* PROBLEM STATEMENT
Under this line sits a listing. Repeat exactly and only its lines from the one holding "Give me the Chart.js source for this chart." through the one holding "1.18e4, 1.03e4, 364];"; skip pictures.

* RECORDS SUPPLIED
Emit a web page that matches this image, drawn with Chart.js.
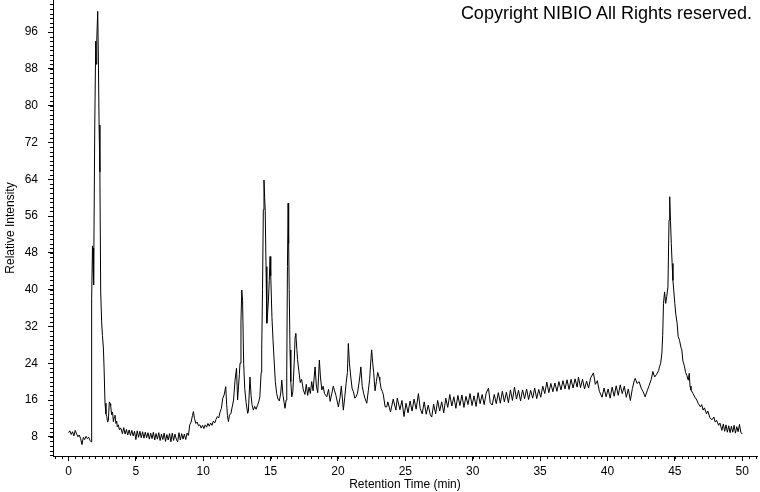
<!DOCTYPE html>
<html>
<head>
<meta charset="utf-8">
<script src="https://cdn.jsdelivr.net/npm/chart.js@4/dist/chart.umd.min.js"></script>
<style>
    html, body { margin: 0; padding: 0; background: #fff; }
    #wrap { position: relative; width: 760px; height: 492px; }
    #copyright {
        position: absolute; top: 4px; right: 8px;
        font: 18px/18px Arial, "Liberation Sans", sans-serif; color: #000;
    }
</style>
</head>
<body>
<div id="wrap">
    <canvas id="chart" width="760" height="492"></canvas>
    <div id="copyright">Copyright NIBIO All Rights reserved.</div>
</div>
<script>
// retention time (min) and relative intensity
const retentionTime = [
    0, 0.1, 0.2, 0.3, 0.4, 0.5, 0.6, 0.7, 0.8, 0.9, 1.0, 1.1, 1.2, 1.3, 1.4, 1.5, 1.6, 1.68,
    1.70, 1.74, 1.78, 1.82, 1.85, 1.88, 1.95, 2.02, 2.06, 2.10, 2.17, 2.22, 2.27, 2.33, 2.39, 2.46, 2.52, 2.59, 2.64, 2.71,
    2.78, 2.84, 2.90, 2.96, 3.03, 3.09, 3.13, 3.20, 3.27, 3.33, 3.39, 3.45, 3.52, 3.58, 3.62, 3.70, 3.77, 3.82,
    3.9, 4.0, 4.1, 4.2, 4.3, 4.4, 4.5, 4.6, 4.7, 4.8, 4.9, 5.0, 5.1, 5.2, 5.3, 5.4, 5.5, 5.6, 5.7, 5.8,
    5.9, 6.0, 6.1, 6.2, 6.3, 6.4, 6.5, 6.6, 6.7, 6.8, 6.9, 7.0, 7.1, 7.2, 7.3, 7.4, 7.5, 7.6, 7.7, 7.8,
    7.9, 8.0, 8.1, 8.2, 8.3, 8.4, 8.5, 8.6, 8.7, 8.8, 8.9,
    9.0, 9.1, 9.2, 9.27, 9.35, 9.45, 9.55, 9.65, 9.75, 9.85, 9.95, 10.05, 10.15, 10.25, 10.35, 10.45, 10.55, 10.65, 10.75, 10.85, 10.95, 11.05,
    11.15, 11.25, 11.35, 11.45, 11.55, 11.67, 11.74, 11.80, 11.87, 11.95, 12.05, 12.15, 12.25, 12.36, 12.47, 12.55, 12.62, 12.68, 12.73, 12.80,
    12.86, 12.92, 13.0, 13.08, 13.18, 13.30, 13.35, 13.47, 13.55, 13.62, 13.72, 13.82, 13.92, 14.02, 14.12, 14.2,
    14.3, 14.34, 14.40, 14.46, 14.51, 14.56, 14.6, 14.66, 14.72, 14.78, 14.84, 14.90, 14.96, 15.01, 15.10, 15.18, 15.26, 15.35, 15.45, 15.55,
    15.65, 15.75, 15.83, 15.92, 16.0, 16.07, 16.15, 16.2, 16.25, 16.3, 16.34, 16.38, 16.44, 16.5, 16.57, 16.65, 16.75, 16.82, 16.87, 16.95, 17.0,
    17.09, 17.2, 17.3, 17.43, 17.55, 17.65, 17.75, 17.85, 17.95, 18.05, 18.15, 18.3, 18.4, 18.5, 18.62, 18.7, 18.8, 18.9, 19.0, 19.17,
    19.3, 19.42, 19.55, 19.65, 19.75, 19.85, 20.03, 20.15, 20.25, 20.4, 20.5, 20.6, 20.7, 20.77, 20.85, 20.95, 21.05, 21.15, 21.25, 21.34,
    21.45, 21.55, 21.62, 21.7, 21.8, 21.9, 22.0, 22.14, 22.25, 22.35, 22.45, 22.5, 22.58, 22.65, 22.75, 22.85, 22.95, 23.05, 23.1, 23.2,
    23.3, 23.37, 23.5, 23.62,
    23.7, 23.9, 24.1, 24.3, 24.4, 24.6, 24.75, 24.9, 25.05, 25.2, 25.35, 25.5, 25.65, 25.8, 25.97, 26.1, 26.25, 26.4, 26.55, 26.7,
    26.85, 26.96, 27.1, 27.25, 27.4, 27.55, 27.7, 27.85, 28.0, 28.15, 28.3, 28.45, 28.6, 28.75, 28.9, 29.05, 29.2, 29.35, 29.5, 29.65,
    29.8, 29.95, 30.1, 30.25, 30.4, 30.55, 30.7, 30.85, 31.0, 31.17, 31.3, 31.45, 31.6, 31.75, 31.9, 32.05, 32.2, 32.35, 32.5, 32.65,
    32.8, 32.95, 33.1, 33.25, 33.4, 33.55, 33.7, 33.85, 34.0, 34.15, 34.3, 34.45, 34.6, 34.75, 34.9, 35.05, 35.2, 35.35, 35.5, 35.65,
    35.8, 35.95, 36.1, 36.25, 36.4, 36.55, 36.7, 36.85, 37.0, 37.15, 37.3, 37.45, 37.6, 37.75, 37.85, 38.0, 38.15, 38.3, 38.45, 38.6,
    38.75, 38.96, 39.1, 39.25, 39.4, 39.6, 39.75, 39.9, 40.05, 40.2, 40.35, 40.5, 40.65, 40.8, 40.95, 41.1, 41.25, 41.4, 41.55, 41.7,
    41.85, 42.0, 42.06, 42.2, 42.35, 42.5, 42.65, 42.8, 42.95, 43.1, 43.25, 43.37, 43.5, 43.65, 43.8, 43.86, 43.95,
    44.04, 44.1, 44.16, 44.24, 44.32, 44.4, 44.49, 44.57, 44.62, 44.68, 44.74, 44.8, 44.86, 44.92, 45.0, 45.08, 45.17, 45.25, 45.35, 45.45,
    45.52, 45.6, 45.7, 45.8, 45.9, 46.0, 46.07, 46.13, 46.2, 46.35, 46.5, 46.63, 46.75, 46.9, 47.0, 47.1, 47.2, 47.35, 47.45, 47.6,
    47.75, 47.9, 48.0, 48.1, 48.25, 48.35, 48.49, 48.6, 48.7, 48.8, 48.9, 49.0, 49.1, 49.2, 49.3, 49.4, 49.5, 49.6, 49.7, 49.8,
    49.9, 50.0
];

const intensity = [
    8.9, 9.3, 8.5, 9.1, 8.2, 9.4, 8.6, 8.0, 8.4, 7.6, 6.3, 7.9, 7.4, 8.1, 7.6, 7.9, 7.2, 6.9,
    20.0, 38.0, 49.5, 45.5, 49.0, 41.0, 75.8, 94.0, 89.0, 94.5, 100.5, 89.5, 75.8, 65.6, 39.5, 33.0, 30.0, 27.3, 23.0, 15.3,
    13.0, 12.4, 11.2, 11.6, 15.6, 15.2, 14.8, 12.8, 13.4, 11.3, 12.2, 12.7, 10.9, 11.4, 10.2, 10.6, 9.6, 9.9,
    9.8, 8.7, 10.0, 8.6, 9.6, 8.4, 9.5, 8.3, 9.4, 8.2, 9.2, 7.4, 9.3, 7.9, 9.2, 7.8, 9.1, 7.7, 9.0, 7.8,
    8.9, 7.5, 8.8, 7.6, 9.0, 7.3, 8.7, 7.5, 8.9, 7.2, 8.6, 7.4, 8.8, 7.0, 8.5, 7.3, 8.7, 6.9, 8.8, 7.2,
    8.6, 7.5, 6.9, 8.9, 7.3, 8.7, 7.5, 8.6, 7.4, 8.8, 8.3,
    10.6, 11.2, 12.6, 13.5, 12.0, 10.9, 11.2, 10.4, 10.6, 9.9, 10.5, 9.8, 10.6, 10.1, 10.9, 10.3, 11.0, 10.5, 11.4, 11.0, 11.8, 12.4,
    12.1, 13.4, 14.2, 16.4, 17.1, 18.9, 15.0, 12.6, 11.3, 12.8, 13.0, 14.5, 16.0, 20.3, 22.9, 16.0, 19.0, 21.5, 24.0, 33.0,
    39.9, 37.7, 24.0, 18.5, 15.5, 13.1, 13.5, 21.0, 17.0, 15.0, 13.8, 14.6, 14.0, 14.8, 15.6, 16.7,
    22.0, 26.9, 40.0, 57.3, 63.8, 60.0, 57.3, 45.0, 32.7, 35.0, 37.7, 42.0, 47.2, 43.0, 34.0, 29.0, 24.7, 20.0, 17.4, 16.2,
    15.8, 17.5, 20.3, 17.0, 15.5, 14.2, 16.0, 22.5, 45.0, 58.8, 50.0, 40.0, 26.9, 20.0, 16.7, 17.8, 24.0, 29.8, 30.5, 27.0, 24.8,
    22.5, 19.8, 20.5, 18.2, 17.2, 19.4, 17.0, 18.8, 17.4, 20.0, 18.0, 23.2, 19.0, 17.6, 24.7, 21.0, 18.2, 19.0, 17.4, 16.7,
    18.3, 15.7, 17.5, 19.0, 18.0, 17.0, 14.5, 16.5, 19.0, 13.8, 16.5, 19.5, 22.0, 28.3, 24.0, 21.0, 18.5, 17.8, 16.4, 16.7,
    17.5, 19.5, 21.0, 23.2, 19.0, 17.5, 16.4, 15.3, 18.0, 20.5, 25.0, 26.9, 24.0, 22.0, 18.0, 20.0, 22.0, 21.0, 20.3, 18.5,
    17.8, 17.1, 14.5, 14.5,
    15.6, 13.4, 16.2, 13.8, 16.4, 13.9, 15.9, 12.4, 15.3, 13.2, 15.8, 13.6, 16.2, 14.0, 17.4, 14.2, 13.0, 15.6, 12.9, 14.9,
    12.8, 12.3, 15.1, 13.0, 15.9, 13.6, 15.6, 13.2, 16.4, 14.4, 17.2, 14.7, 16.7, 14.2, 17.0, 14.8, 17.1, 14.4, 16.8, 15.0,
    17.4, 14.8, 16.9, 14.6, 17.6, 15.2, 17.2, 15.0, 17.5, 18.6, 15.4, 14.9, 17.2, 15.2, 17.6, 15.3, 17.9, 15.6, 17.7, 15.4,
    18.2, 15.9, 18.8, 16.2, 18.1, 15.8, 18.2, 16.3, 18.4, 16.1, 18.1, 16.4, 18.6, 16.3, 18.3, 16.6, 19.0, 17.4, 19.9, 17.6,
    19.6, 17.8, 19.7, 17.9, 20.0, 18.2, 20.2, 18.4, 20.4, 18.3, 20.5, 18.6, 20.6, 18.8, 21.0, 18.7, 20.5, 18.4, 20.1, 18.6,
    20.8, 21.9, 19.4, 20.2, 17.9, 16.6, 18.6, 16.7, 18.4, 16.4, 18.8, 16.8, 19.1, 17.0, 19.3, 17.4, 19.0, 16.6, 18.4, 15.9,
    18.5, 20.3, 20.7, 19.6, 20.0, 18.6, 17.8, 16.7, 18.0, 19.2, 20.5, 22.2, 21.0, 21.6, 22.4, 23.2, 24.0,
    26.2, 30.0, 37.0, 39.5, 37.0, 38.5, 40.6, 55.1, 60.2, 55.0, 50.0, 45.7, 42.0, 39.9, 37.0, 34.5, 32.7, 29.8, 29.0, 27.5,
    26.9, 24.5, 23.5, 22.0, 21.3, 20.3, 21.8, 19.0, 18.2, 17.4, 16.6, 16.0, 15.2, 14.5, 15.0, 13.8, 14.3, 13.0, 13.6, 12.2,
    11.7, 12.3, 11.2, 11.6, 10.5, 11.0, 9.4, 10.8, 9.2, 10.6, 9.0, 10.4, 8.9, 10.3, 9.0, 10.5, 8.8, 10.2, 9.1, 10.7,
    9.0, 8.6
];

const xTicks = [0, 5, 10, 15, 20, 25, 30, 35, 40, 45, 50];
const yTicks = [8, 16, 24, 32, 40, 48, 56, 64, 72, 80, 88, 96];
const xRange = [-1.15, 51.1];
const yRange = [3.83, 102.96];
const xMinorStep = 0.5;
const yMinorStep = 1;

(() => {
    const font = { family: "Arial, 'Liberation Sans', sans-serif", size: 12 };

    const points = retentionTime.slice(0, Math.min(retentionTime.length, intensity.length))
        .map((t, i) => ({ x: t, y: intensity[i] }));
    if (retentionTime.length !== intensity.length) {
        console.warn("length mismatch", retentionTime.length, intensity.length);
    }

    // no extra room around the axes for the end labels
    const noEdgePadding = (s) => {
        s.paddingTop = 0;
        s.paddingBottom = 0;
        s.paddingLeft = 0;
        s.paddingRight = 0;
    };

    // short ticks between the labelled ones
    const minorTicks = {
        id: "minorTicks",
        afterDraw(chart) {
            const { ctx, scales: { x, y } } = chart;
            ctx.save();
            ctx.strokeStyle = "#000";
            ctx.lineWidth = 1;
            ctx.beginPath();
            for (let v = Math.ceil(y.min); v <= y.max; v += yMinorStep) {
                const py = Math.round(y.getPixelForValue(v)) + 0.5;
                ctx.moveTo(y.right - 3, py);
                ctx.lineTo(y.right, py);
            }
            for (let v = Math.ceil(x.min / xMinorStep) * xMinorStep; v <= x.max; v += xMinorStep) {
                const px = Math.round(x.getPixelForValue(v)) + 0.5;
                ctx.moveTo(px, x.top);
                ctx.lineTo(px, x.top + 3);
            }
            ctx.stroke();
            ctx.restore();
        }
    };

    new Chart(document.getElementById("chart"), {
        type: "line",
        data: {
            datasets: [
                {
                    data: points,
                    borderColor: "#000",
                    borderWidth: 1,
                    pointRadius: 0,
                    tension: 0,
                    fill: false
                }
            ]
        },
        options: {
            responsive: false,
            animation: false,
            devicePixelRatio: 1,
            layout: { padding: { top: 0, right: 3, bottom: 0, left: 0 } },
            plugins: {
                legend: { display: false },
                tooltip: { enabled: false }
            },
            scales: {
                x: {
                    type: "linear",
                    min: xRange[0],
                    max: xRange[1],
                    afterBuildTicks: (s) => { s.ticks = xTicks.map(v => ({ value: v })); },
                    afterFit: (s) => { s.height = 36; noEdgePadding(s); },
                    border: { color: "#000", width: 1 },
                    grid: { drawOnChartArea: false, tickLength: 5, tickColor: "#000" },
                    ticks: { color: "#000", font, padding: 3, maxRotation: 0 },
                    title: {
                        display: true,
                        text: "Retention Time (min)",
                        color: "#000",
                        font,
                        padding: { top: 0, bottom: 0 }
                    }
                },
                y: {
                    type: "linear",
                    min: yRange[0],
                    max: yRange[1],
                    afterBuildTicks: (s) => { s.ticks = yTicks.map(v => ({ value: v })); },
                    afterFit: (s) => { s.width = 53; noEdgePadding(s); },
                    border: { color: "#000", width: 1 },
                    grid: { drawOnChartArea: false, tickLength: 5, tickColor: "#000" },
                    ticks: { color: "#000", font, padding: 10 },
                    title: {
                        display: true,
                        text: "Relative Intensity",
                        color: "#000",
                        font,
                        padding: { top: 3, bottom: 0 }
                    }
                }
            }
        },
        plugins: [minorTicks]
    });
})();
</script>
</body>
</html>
...
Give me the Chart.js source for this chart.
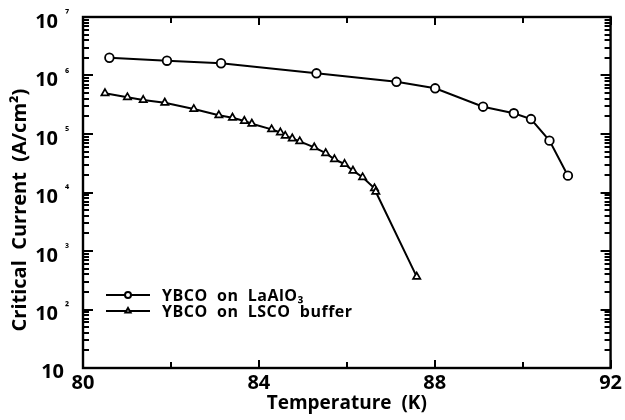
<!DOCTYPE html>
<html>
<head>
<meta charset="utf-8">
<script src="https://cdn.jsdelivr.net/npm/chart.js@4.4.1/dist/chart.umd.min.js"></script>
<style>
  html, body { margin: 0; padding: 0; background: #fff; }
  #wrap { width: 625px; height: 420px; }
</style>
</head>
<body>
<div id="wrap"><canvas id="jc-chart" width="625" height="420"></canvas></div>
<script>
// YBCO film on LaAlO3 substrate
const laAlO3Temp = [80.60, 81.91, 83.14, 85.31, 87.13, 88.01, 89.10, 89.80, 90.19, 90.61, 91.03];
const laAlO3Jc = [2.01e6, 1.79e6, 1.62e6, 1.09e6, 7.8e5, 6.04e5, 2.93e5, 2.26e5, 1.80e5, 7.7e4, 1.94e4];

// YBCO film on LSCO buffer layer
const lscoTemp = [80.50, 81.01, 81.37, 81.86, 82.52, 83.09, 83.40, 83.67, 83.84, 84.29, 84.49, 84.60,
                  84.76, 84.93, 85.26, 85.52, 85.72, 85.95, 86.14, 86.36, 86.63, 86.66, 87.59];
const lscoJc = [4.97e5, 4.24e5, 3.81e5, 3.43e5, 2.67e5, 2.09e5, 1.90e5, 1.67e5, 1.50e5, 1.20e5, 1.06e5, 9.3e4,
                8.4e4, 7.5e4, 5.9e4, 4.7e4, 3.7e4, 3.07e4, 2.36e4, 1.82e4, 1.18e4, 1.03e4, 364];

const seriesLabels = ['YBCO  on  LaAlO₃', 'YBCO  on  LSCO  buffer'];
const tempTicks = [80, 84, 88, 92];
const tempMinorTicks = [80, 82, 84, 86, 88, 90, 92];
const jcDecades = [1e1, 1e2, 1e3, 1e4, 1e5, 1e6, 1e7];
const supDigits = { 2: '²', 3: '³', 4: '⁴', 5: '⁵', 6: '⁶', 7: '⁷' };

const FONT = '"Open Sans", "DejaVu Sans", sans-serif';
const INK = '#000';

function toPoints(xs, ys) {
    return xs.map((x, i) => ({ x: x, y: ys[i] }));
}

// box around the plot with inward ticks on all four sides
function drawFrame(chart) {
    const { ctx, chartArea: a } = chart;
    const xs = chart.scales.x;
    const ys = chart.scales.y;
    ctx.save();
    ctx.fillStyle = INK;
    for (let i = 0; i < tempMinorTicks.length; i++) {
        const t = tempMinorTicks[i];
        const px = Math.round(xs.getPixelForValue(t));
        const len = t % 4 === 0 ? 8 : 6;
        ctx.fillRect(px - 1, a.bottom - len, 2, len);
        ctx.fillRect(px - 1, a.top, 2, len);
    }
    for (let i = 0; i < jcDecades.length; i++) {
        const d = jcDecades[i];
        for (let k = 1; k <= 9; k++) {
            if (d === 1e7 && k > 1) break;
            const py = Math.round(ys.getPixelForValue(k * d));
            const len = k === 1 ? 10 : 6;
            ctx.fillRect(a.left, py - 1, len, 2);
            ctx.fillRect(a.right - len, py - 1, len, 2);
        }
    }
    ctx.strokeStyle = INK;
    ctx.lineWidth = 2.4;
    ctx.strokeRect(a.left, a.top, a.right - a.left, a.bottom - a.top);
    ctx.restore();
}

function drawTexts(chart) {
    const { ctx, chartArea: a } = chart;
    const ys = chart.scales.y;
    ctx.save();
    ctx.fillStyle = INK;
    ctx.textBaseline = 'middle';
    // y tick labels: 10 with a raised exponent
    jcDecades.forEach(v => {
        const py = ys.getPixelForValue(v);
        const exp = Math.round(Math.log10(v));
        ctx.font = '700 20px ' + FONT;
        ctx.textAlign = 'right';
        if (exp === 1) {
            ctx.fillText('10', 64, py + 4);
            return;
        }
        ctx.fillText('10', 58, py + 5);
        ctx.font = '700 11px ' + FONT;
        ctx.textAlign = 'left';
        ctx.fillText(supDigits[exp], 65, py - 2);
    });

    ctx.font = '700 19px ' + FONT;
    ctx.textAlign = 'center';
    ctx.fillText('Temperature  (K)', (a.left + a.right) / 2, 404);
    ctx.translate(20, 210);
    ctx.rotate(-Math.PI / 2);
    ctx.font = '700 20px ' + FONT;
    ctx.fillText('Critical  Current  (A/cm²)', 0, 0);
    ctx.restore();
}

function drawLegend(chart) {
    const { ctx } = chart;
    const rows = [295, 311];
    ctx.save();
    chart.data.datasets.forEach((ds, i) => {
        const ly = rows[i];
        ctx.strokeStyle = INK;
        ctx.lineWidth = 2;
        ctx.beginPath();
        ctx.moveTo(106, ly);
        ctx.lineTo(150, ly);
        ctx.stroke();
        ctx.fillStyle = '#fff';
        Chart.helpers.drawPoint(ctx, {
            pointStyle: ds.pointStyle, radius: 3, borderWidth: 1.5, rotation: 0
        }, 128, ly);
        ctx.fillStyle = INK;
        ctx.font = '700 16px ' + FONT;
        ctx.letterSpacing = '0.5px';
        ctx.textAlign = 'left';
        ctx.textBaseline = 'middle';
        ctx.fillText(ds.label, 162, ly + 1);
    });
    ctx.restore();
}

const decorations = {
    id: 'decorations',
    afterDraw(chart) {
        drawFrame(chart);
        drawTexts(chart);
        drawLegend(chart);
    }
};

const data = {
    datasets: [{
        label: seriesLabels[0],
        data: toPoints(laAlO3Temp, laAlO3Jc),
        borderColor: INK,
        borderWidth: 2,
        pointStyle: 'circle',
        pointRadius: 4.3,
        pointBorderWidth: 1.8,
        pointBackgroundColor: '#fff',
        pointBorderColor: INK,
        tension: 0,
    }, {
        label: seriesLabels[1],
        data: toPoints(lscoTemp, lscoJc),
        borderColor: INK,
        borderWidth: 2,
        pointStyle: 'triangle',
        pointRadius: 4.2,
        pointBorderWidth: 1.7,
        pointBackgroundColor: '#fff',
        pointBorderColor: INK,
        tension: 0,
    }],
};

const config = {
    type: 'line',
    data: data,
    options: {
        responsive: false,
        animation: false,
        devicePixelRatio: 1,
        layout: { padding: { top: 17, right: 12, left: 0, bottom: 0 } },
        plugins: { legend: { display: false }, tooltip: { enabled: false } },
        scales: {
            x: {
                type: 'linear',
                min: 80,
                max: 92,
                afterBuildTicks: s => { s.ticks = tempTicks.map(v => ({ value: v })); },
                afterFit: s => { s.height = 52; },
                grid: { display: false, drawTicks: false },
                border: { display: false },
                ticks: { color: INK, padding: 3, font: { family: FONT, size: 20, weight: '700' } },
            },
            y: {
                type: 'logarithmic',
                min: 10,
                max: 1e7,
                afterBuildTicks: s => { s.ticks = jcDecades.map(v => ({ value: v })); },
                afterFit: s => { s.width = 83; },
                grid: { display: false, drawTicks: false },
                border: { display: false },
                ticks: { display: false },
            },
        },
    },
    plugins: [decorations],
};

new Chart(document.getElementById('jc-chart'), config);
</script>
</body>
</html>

* SOLUTION FOR THIS TASK
Give me the Chart.js source for this chart.
<!DOCTYPE html>
<html>
<head>
<meta charset="utf-8">
<script src="https://cdn.jsdelivr.net/npm/chart.js@4.4.1/dist/chart.umd.min.js"></script>
<style>
  html, body { margin: 0; padding: 0; background: #fff; }
  #wrap { width: 625px; height: 420px; }
</style>
</head>
<body>
<div id="wrap"><canvas id="jc-chart" width="625" height="420"></canvas></div>
<script>
// YBCO film on LaAlO3 substrate
const laAlO3Temp = [80.60, 81.91, 83.14, 85.31, 87.13, 88.01, 89.10, 89.80, 90.19, 90.61, 91.03];
const laAlO3Jc = [2.01e6, 1.79e6, 1.62e6, 1.09e6, 7.8e5, 6.04e5, 2.93e5, 2.26e5, 1.80e5, 7.7e4, 1.94e4];

// YBCO film on LSCO buffer layer
const lscoTemp = [80.50, 81.01, 81.37, 81.86, 82.52, 83.09, 83.40, 83.67, 83.84, 84.29, 84.49, 84.60,
                  84.76, 84.93, 85.26, 85.52, 85.72, 85.95, 86.14, 86.36, 86.63, 86.66, 87.59];
const lscoJc = [4.97e5, 4.24e5, 3.81e5, 3.43e5, 2.67e5, 2.09e5, 1.90e5, 1.67e5, 1.50e5, 1.20e5, 1.06e5, 9.3e4,
                8.4e4, 7.5e4, 5.9e4, 4.7e4, 3.7e4, 3.07e4, 2.36e4, 1.82e4, 1.18e4, 1.03e4, 364];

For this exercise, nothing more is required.